For Angela Lin of northeast Pasadena, Friday's earthquake meant crumbled walls, smashed windows and a severely buckled swimming pool.
For Kathy Holmes of Altadena, it meant only a cracked chimney.
The two women, like countless other San Gabriel Valley residents, know that even a moderate earthquake may mean major expenditures.
"It's going to be a fortune to fix this," Lin said, as she tried to reach her boyfriend in Taiwan. His parents own the house.
After the quake, Lin, Holmes and others cleaned up debris and compared damages with their neighbors.

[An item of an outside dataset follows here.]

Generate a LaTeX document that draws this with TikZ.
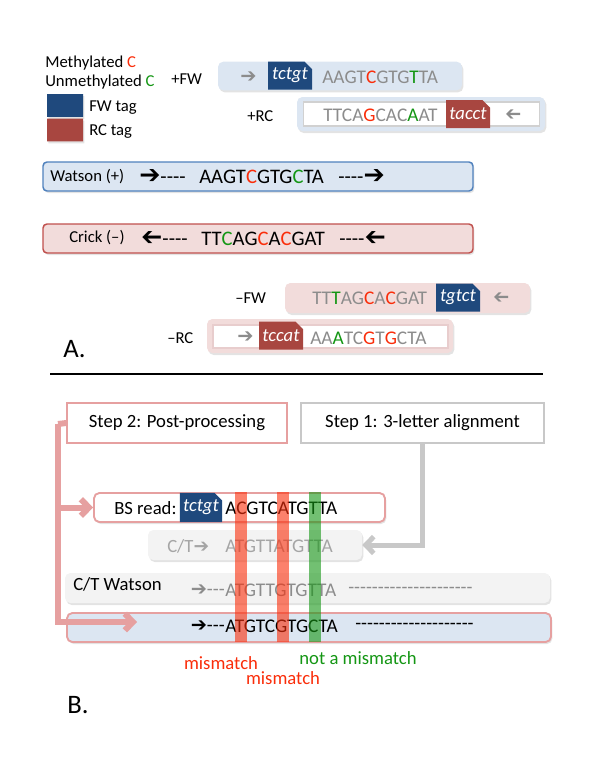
\documentclass[tikz,border=0pt]{standalone}
\usepackage{fontspec}
\usepackage{graphicx}
\setmainfont{Carlito}
\newfontfamily\dejavu{DejaVu Sans}
\usetikzlibrary{shapes.misc,shadows,arrows.meta}

\definecolor{tagblue}{RGB}{31,73,125}
\definecolor{tagred}{RGB}{168,70,64}
\definecolor{wfill}{RGB}{220,230,242}
\definecolor{wline}{RGB}{79,129,189}
\definecolor{cfill}{RGB}{242,220,219}
\definecolor{cline}{RGB}{192,80,77}
\definecolor{methred}{RGB}{250,45,10}
\definecolor{unmgreen}{RGB}{20,150,20}
\definecolor{seqgray}{RGB}{140,140,140}
\definecolor{ctgray}{RGB}{165,165,165}
\definecolor{stepred}{RGB}{230,160,160}
\definecolor{stepgray}{RGB}{200,200,200}
\definecolor{ctfill}{RGB}{243,243,243}
\definecolor{inpink}{RGB}{232,205,205}

\newcommand{\mC}[1]{\textcolor{methred}{#1}}
\newcommand{\uC}[1]{\textcolor{unmgreen}{#1}}
\newcommand{\rarr}{{\dejavu\bfseries ➔}}
\newcommand{\larr}{\reflectbox{\dejavu\bfseries ➔}}
\newcommand{\bigrarr}{{\fontsize{19}{19}\selectfont\rarr}}
\newcommand{\biglarr}{{\fontsize{19}{19}\selectfont\larr}}
\newcommand{\dsh}{-{}}

\tikzset{
  lbl/.style={inner sep=0pt, font=\fontsize{12.5}{14}\selectfont},
  lblb/.style={inner sep=0pt, font=\fontsize{14}{16}\selectfont},
  seq/.style={inner sep=0pt, font=\fontsize{14.5}{16}\selectfont},
  bigseq/.style={inner sep=0pt, font=\fontsize{15.5}{17}\selectfont},
  shadowed/.style={drop shadow={shadow xshift=1pt, shadow yshift=-1.5pt, opacity=0.22}},
  strand/.style={draw, rounded corners=3pt, line width=1.1pt, shadowed,
    minimum width=322.5pt, minimum height=21.75pt},
  readbox/.style={rounded corners=4pt, shadowed, minimum width=183pt, minimum height=21.5pt},
  inbox/.style={line width=1.4pt, fill=white, minimum width=177pt, minimum height=17.5pt},
  tagbox/.style={chamfered rectangle, chamfered rectangle corners=north east,
    chamfered rectangle xsep=2.5pt, inner sep=0pt, minimum width=33pt, minimum height=21pt,
    text=white, font=\fontsize{14}{16}\selectfont\itshape},
  keybox/.style={chamfered rectangle, chamfered rectangle corners={north west,north east},
    chamfered rectangle xsep=2pt, inner sep=0pt, minimum width=27pt, minimum height=17pt, shadowed},
  stepbox/.style={draw, line width=1.1pt, fill=white, minimum height=30pt, lblb},
  bar/.style={opacity=0.6, inner sep=0pt, minimum width=9pt, minimum height=112.5pt},
  flow/.style={line width=4.5pt, -{Straight Barb[length=6pt,width=12.5pt]}},
}

\begin{document}
\begin{tikzpicture}[x=0.75pt,y=0.75pt,yscale=-1,xscale=1]
\useasboundingbox (0,0) rectangle (600,776);

% Legend
\node[lbl, anchor=west] (meth) at (45,63) {Methylated \mC{C}};
\node[lbl, anchor=west] (unmeth) at (45,82) {Unmethylated \uC{C}};
\node[keybox, fill=tagblue] (fwkey) at (65,105.5) {};
\node[lbl, anchor=west] (fwkeyl) at (89,108) {FW tag};
\node[keybox, fill=tagred] (rckey) at (65,130) {};
\node[lbl, anchor=west] (rckeyl) at (89,132) {RC tag};

%Shape: +FW read
\node[readbox, fill=wfill] (fwp) at (340,76) {};
\node[tagbox, fill=tagblue] (fwptag) at (290,75.5) {tctgt};
\node[lbl, anchor=west] (fwpl) at (171,79) {+FW};
\node[seq, anchor=west, text=seqgray] (fwpa) at (240,77) {\rarr};
\node[seq, anchor=west, text=seqgray] (fwps) at (322,77) {AAGT\mC{C}GTG\uC{T}TA};

%Shape: +RC read
\node[readbox, fill=wfill, minimum width=186pt, minimum height=25.5pt] (rcp) at (421,114) {};
\node[inbox, draw=black!18] (rcpin) at (421.5,114) {};
\node[tagbox, fill=tagred] (rcptag) at (468,114) {tacct};
\node[lbl, anchor=west] (rcpl) at (247,116) {+RC};
\node[seq, anchor=west, text=seqgray] (rcps) at (323,115) {TTCA\mC{G}CAC\uC{A}AT};
\node[seq, anchor=west, text=seqgray] (rcpa) at (505,115) {\larr};

%Shape: Watson strand
\node[strand, fill=wfill, draw=wline] (watson) at (258,176.5) {};
\node[lbl, anchor=west] (watsonl) at (50,177) {Watson (+)};
\node[bigseq, anchor=west] (watsona) at (139,177) {\bigrarr\dsh\dsh\dsh\dsh};
\node[bigseq, anchor=west] (watsons) at (199,177) {AAGT\mC{C}GTG\uC{C}TA};
\node[bigseq, anchor=west] (watsonz) at (338,177) {\dsh\dsh\dsh\dsh\bigrarr};

%Shape: Crick strand
\node[strand, fill=cfill, draw=cline] (crick) at (258,238.5) {};
\node[lbl, anchor=west] (crickl) at (69,238) {Crick (\textendash)};
\node[bigseq, anchor=west] (cricka) at (141,239) {\biglarr\dsh\dsh\dsh\dsh};
\node[bigseq, anchor=west] (cricks) at (201,239) {TT\uC{C}AG\mC{C}A\mC{C}GAT};
\node[bigseq, anchor=west] (crickz) at (339,239) {\dsh\dsh\dsh\dsh\biglarr};

%Shape: -FW read
\node[readbox, fill=cfill, minimum width=183.75pt, minimum height=22.5pt] (fwm) at (407.5,298) {};
\node[tagbox, fill=tagblue] (fwmtag) at (458,297.5) {tgtct};
\node[lbl, anchor=west] (fwml) at (235,298) {\textendash FW};
\node[seq, anchor=west, text=seqgray] (fwms) at (312,298) {TT\uC{T}AG\mC{C}A\mC{C}GAT};
\node[seq, anchor=west, text=seqgray] (fwma) at (493,298) {\larr};

%Shape: -RC read
\node[readbox, fill=cfill, minimum width=184.5pt, minimum height=25.5pt] (rcm) at (330,336) {};
\node[inbox, draw=inpink, minimum width=176.25pt] (rcmin) at (330.5,336.5) {};
\node[tagbox, fill=tagred] (rcmtag) at (281,335.5) {tccat};
\node[lbl, anchor=west] (rcml) at (167,338) {\textendash RC};
\node[seq, anchor=west, text=seqgray] (rcma) at (237,337) {\rarr};
\node[seq, anchor=west, text=seqgray] (rcms) at (310,338) {AA\uC{A}TC\mC{G}T\mC{G}CTA};

% Text Node
\node[anchor=west, inner sep=0pt, font=\fontsize{20}{22}\selectfont] (parta) at (63,349) {A.};

%Straight Lines
\coordinate (ruleL) at (50,374);
\coordinate (ruleR) at (543,374);
\draw[line width=1.6pt] (ruleL) -- (ruleR);

% Steps
\node[stepbox, draw=stepred, minimum width=165pt] (step2) at (177,423) {Step 2: Post-processing};
\node[stepbox, draw=stepgray, minimum width=182.25pt] (step1) at (422.5,423) {Step 1: 3-letter alignment};

%Shape: reads and references
\node[draw=stepred, line width=1.4pt, fill=white, rounded corners=4pt, shadowed,
  minimum width=218.25pt, minimum height=21.75pt] (bsread) at (239.5,507.5) {};
\node[tagbox, fill=tagblue, minimum width=31.5pt, minimum height=22pt] (bstag) at (201,507.5) {tctgt};
\node[lblb, anchor=west] (bsreadl) at (114,508) {BS read:};
\node[seq, anchor=west] (bsreads) at (225,508) {ACGTCATGTTA};

\node[fill=ctfill, rounded corners=4pt, shadowed, minimum width=160.5pt, minimum height=22.5pt] (ctread) at (255,545) {};
\node[lblb, anchor=west, text=ctgray] (ctreadl) at (167,546) {C/T\rarr};
\node[seq, anchor=west, text=ctgray] (ctreads) at (225,546) {ATGTTATGTTA};

\node[fill=ctfill, rounded corners=4pt, shadowed, minimum width=363.75pt, minimum height=22.5pt] (ctwatson) at (307.5,588) {};
\node[lblb, anchor=west] (ctwatsonl) at (73,584) {C/T Watson};
\node[seq, anchor=east, text=seqgray] (ctwatsona) at (225,590) {\rarr\dsh\dsh\dsh};
\node[seq, anchor=west, text=seqgray] (ctwatsons) at (225,590) {ATGTTGTGTTA};
\node[seq, anchor=west, text=seqgray] (ctwatsonz) at (348,590)
  {\dsh\dsh\dsh\dsh\dsh\dsh\dsh\dsh\dsh\dsh\dsh\dsh\dsh\dsh\dsh\dsh\dsh\dsh\dsh\dsh\dsh};

\node[draw=stepred, line width=1.4pt, fill=wfill, rounded corners=4pt, shadowed,
  minimum width=363pt, minimum height=21.75pt] (watsonb) at (309,627.5) {};
\node[seq, anchor=east] (watsonba) at (225,626) {\rarr\dsh\dsh\dsh};
\node[seq, anchor=west] (watsonbs) at (225,626) {ATGTCGTGCTA};
\node[seq, anchor=west] (watsonbz) at (355,626)
  {\dsh\dsh\dsh\dsh\dsh\dsh\dsh\dsh\dsh\dsh\dsh\dsh\dsh\dsh\dsh\dsh\dsh\dsh\dsh\dsh};

% Connectors
\coordinate (bend) at (58,424);
\coordinate (tipb) at (137,622);
\draw[line width=4.5pt, draw=stepred] (step2.west) -- (bend);
\draw[flow, draw=stepred] (bend) |- (tipb);
\draw[flow, draw=stepred] (bend) |- (bsread.west);
\draw[flow, draw=stepgray, line width=3.75pt] (step1.south) |- (ctread.east);

% Mismatch bars
\node[bar, fill=methred] (mm1) at (241,567) {};
\node[bar, fill=methred] (mm2) at (283,567) {};
\node[bar, fill=unmgreen] (ok1) at (315,567) {};

% Text Node
\node[lblb, text=methred] (mm1l) at (221,663) {mismatch};
\node[lblb, text=methred] (mm2l) at (283,678) {mismatch};
\node[lblb, text=unmgreen] (ok1l) at (358,658) {not a mismatch};

% Text Node
\node[anchor=west, inner sep=0pt, font=\fontsize{20}{22}\selectfont] (partb) at (67,705) {B.};

\end{tikzpicture}
\end{document}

Later in the day, their neighborhoods were filled with the panel trucks and flatbeds of masons, plumbers and structural engineers. As the workers passed on the streets, some waved and honked their horns in recognition of their good fortune.
While earthquakes are often measured by the number of buildings destroyed, they more routinely inflict scattershot damage in residential areas. While cracked chimneys and foundations might qualify as only minimal damage, that can still be a major setback. Such was the primary toll taken by the quake Friday throughout the San Gabriel Valley.
At Ed Sylvis Construction Co., which specializes in seismic safety, the telephones were busy all morning. By 2 p.m., the wall next to Sylvis' desk was covered with messages marked urgent.
"This is going to keep me going crazy for at least six months," he said. "I don't know how we're going to do it all."
Some of the calls to Sylvis were near emergencies, such as Holmes' teetering chimney, which Sylvis said he would demolish this weekend.
Other calls were more precautionary in nature from people who made it through the quake unscathed but were motivated through fear to do more extensive seismological work, such as bolting houses to foundations.
Lin wished that her boyfriend had thought of taking such preventive measures, or at least, she said, he should have taken out an earthquake insurance policy.
"I guess everybody thinks it's not going to happen to them," Lin said.
Some of those living in Sierra Madre, near the epicenter, were most in need of expert advice.
Ralph Rittenhouse, who built his house and several others nearby, was surveying property with his structural engineer. Movement at Rittenhouse's home had been so strong that the top six feet of the chimney dropped intact into the side yard, crushing a wrought iron fence.
"We want to find out if it's safe to stay here tonight," his wife, Ann Rittenhouse, said.
A few of those whose houses were damaged said they feared this boom time for repairs would translate into inflated fees.
Even though the chimney on Suzanne Britt's 1920s bungalow in Pasadena appeared ready to topple, she said she would probably have it removed and wait until next year to add a new one.
"I had planned to have somebody out to look at it because I knew the mortar was just like sand," she said. "But the prices have probably doubled."